他方で、対テロ戦争などの一連の軍事行動についてアメリカではこのイラク戦争への情報解析や意思決定過程における意見集約という反省と派遣期間が長期化しているアフガニスタン派遣などで、軍事力の行使について非常に慎重になっている、現在のオバマ政権が特に顕著ですが、軍事力と投射しなければ状況拡大を阻止できず結果的に事態鎮静化への労力が長期的に格段に増大するという危惧、軍事力を正面に出さなければ交渉そのものが成立しない状況での威圧的な軍事力の使用への忌避、軍事力そのものの位置を誤って国際情勢の悪化を阻止できない、という、対テロ戦争の反省が誤った方向から為されているがゆえに、新しい危機を生じさせている、という現状は看過できない。
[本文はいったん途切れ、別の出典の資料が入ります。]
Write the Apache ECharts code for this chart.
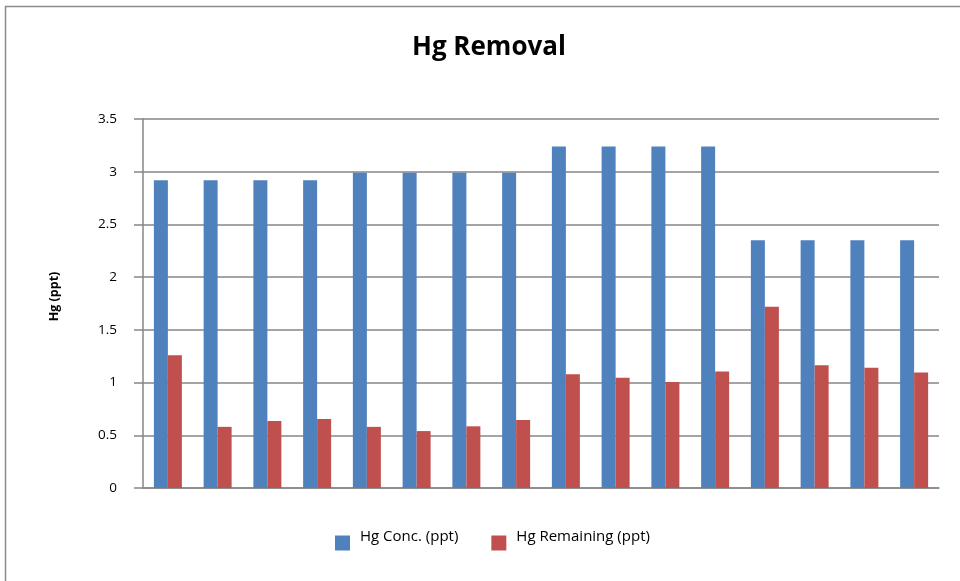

加えて対テロ戦争の膨大な戦費、イラク戦争大規模戦闘終結後のイラク治安作戦でさえ、日本の防衛費一年分よりも大きな規模の駐留経費を負担する必要があり、アフガニスタン駐留経費も同様に日本の防衛費一年分を超える規模の経費を国防費に背負わせました。ある意味納得が行くのは、例えば巡回用の耐爆装甲車が大量に必要になった際、通常の自衛隊などが導入する装甲車と同じか上の費用を要する装甲車両を急増する必要があり、使い捨てに近い形で短期間に一万両以上調達しており、こうした予算面への圧迫は様々な新装備への悪影響を及ぼしました。例えばF-22戦闘機の調達縮小やF-35戦闘機開発予算縮小に伴う開発遅延、次期駆逐艦ズムウォルト級建造数大幅縮小、FCS次世代陸軍装甲車両体系開発中止、次期偵察ヘリコプター計画中止、影響は枚挙にいとまがないほど。
アメリカ軍の対テロ戦争への過剰負担が引き起こした米軍事世代装備体系の開発中止と配備縮小は結果的に世界規模での米軍による抑止力低下をもたらし、我が国から見た場合中国の軍事行動拡大と前政権下での稚拙な外交政策と相まっての日中武力紛争危機の顕在化、欧州地域では米軍と歩調を合わせたアフガニスタン派遣やイラク派遣への戦費捻出による新装備開発への悪影響と共に冷戦後の装備整理に伴う正面装備大幅退役による抑止力の深刻な邸合がNATOという欧州の一枚岩となった防衛協力政策を以てしてもロシアとの対立軸へ抑制的な規範を提示しきれない現状、影響力は大きなものだけでも以上の通り。全ての要因は多角的なもので、一国の為政者単位の認識による影響範囲を超えているものではありますが、同時多発テロ後の世界はこのように軸を傾けています。
同時多発テロ追悼の日に当たって、こうした悲劇を再発させないための努力を、短期的なものに絞り実施してきましたが、結果論としてテロを防いだとしても別の悲劇が襲ったのでは意味がりません、この観点から、長期的に抑止する国際協調の在り方、更には軍事力の投射に関しての否定的側面を越えての抑止力と予防外交破綻時における軍事行動の在り方、対テロ戦争と並行しての長期的な大国間戦争という重大危機への抑制に関する世界システムの研究、こうしたものを通じて、諸国民が謂れなき暴力による自己実現の機会喪失を如何に防いでゆくことが出来るのか、考えてゆく必要があります。